– Люда, у меня к тебе три вопроса, – Катя холодно смотрела куда‑то поверх головы заведующей дородовым, потому что один вид ярких синих теней под блондинистой челкой и лихорадочный блеск глаз на искаженном нездоровым возбуждением лице вызывал у нее острую нехватку воздуха. – Первый: каким образом ты собираешься ее родоразрешать, учитывая, что у этой абсолютно здоровой девочки срок беременности чуть больше тридцати шести недель? Соответственно, к родам она не готова, так же как и ее ребенок, значит, только кесарево, тогда вопрос второй. За что и по каким показаниям ты пойдешь ее оперировать? И третий: кто будет оформлять историю родов? Ведь у тебя с ними, как я понимаю, нет официального договора на роды, и ты не являешься их индивидуальным врачом.

– Катя, ну мы же взрослые люди, неужели не договоримся? – Людмила двусмысленно закатила глаза. – Или мне звонить главному?
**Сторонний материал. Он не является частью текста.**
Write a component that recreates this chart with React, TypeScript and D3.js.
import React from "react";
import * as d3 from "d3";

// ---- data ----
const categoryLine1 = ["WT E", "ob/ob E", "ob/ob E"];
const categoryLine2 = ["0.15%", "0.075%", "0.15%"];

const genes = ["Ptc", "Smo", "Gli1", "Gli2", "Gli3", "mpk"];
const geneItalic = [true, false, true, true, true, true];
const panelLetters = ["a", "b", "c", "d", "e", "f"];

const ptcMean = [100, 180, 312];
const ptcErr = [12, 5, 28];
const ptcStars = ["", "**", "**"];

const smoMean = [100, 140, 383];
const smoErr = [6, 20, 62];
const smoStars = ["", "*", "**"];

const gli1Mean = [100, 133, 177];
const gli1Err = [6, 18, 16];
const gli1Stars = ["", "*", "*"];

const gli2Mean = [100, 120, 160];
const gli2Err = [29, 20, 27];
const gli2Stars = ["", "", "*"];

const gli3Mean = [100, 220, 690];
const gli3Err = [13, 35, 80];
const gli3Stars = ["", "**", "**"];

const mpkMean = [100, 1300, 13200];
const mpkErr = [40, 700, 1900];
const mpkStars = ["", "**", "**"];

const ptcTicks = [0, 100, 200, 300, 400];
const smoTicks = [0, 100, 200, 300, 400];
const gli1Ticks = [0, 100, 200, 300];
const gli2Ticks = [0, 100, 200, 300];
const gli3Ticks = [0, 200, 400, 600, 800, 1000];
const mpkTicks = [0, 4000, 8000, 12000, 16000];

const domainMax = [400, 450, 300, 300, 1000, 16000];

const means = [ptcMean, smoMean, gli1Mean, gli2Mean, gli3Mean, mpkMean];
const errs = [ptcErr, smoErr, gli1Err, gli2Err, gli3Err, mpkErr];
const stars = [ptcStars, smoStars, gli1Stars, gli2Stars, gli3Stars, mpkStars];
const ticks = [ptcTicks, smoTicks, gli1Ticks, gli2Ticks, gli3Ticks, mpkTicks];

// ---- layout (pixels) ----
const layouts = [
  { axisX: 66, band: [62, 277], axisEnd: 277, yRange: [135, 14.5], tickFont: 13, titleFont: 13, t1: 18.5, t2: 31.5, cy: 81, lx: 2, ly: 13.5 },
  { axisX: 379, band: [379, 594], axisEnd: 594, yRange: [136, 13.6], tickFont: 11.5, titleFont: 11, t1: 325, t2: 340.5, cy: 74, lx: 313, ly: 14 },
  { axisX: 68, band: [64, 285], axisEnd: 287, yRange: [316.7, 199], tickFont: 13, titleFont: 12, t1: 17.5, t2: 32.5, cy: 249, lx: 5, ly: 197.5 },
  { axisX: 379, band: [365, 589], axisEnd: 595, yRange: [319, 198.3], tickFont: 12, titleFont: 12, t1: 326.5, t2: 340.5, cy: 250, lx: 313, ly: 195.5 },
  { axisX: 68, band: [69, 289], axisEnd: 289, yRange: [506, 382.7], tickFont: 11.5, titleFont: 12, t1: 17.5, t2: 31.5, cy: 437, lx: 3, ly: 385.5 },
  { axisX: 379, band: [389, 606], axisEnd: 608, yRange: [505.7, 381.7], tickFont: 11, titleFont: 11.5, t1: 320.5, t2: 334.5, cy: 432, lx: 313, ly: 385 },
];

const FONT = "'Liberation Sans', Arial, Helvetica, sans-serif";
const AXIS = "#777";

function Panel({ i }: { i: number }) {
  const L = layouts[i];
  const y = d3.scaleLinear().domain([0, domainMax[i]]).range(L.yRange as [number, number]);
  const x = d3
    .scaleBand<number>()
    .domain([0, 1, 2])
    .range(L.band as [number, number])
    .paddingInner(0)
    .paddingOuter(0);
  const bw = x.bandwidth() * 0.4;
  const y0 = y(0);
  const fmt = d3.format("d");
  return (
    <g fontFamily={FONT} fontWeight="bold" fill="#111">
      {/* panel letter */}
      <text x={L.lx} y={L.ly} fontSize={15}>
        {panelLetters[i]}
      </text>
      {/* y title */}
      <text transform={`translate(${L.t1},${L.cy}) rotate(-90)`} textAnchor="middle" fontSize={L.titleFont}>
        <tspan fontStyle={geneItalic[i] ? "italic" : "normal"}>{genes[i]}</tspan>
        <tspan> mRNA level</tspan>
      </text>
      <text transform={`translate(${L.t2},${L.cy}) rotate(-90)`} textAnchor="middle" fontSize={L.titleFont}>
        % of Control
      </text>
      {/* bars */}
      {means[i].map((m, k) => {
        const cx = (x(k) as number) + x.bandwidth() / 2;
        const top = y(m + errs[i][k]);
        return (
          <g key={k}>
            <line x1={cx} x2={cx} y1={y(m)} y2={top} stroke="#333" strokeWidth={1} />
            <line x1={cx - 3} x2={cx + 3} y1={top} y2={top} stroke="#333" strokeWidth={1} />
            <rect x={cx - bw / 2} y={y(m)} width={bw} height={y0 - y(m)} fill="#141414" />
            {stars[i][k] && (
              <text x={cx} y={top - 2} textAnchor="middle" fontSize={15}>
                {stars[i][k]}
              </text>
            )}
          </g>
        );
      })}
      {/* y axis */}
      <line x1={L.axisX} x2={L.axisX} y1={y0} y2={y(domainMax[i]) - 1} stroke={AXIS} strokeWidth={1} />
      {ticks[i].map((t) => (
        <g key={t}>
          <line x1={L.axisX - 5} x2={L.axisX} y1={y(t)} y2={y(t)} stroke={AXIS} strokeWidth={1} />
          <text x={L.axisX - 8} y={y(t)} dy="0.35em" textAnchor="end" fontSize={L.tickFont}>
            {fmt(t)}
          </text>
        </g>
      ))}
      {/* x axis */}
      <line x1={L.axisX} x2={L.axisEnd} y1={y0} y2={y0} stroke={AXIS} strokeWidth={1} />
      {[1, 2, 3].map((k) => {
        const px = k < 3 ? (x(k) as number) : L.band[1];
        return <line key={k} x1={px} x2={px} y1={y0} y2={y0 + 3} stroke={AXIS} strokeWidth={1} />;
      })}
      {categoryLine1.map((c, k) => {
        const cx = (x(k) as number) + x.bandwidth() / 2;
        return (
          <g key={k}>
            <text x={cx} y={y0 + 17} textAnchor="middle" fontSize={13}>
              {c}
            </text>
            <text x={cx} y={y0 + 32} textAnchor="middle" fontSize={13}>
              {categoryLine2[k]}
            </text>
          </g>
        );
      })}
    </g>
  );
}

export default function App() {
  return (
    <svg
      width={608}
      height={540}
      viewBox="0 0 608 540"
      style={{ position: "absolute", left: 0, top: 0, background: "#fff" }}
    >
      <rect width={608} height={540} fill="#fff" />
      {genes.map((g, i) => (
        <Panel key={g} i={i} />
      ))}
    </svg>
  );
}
Ты же не первый день работаешь и прекрасно знаешь, что здесь быстро теряют интерес к несогласным идти навстречу, а твое положение в роддоме и так весьма неустойчиво. Ну и?

– Звони главному, – произнесла Катя и, развернувшись, пошла в первую палату, откуда доносился хрипловатый голос Евгении Анатольевны, настойчиво призывавший кого‑то тужиться. Потом приехал главный, и они вместе с Людмилой сходили в операционную и достали незрелого ребенка, который никак не хотел кричать. Педиатры неинтеллигентно и от всей души, склоняя по матери всех и вся, яростно бились за его жизнь. Завершилось все предсказуемо – был выставлен диагноз «преждевременные роды», и с синдромом дыхательных расстройств малыша перевели в детскую больницу. Когда кто‑то из бригады спросил, чем была вызвана такая срочность, ему на полном серьезе ответили – «гороскоп»: если ребенок этого «статусного» папы выживет, то по гороскопу ему суждено стать великим человеком, так расположились звезды. Это ни у кого не вызвало ни удивления, ни возмущения, здесь бывало и не такое. Главный после операции вместе с Людмилой уединились в его кабинете и в четыре руки ваяли историю родов, потом тихо, ни с кем не попрощавшись, уехали, и никто из бригады по этому поводу не расстроился. Утро Катерина с Верой Васильевной встретили в операционной. Доношенная двойня, мальчик и девочка, и оба лежали поперек. Уже в конце, когда они наклеивали на послеоперационный шов асептическую повязку, Вера Васильевна тихо произнесла:

– Теперь тебя точно съедят.

– Да, – равнодушно согласилась Катя. – Да я бы в любом случае оказалась виновата. Раз ребенок «плохой», ответственный врач всегда виноват. Никого из «официальных лиц» не будет интересовать, что молодую здоровую девочку прооперировали раньше срока только из‑за того, что муж, чиновник какого‑то там департамента, решил, что его ребенок, этот двухкилограммовый мальчик, в будущем, если, конечно, начнет самостоятельно дышать, должен стать хозяином мира, и в этом ему помогут планеты Марс, Сатурн, Уран и черт в ступе, которые именно сегодня встретились в созвездии Овна или Стрельца или что у нас там по гороскопу…

– Весы, – хмыкнула операционная медсестра Зиночка.

– Вот-вот, – злясь на собственное бессилие, продолжила Катя. – И бывает это только раз в тысячу или две тысячи лет. А ведь эта девочка через месяц могла совершенно спокойно родить самостоятельно доношенного и здорового малыша. Эх, да пропади все пропадом!

– Ладно, Катюш, будем надеяться, что страсти к понедельнику улягутся. Ты когда снова дежуришь?

– Знаешь, Вера, напрасно они надеются, что я такой «зайчик-пушистик», которого можно съесть и не поморщиться. Случаются иногда сюрпризы, и не всегда и не для всех они бывают приятными… А дежурю в среду. С Ольгой.